Q: What are some of your fonder memories of Staples and who are the names attached to those memories?


DB: When we moved there during my freshman year, I was thrilled when I found out they had a high school baseball team. We moved from Fulton, Missouri, where they didn't have high school baseball.

I was invited to join the team on their bus trip to Stillwater the day after I enrolled and got to play in a B-squad game before I ever went to a class at Staples High School. I'm not sure it was legal, but I did it anyway.

I had a terrible experience in Brainerd my senior year. I got hit in my left eye by a pitch during batting practice and temporarily lost vision in that eye. I spent five days immobilized with patches on both eyes at St. Joseph's hospital. Thankfully, my vision came back, but that was the end of my high school baseball career.


Q: If Duke in the Dark was still spinning the black circles at KCLD in St. Cloud what would the music playlist sound like now a days?


DB: Being a disc jockey in the mid-'70s meant that I had to play a lot of Bee Gees and Barry Manilow. One of the reasons I left KCLD was I didn't want to play music for a living, especially the popular music of the time. I'd probably want to play the good stuff from that era, the Stones, Chicago and the like. If there's an oldies station in your area that's looking for some wintertime help, have them give me a call.
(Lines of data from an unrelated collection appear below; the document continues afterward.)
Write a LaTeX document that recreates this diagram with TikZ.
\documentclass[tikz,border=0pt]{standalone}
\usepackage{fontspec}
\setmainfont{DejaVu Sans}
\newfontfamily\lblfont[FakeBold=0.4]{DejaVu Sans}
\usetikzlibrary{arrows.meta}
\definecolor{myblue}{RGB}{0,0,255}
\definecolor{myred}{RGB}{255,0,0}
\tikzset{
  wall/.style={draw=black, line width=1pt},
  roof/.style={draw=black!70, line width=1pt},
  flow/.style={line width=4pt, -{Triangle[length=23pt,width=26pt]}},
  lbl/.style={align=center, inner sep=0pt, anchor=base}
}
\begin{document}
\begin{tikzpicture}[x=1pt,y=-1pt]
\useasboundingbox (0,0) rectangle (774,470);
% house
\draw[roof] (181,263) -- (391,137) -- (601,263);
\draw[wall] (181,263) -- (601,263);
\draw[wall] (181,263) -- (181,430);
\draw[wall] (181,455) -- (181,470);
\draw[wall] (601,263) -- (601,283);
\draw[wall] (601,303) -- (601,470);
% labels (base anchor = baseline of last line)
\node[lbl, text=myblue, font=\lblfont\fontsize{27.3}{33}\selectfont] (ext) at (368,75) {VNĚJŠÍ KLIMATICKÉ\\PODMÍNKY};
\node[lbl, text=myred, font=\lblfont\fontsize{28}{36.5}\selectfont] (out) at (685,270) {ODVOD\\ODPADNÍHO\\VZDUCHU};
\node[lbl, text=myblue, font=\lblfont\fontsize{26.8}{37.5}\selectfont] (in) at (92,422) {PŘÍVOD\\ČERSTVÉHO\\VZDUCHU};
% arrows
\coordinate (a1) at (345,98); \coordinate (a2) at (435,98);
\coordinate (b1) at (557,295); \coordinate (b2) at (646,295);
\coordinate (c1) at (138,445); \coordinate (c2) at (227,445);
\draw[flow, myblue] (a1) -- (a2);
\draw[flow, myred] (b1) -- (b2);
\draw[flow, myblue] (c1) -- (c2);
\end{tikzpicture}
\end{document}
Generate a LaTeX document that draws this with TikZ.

Q: What would be your walk up music and, in your opinion, who has the most original walkup music in the MLB right now?


DB: I really don't pay much attention to walk-up music and can't imagine what mine would be. Based on my experience trying to play in my 60s at the Twins Fantasy Camp, maybe Linda Ronstadt's "Hurts So Bad." Whenever I decide to retire, I'd like to have a walk-off song, probably Boston's "Long Time."

The lyrics seem to fit what has been a blessed career.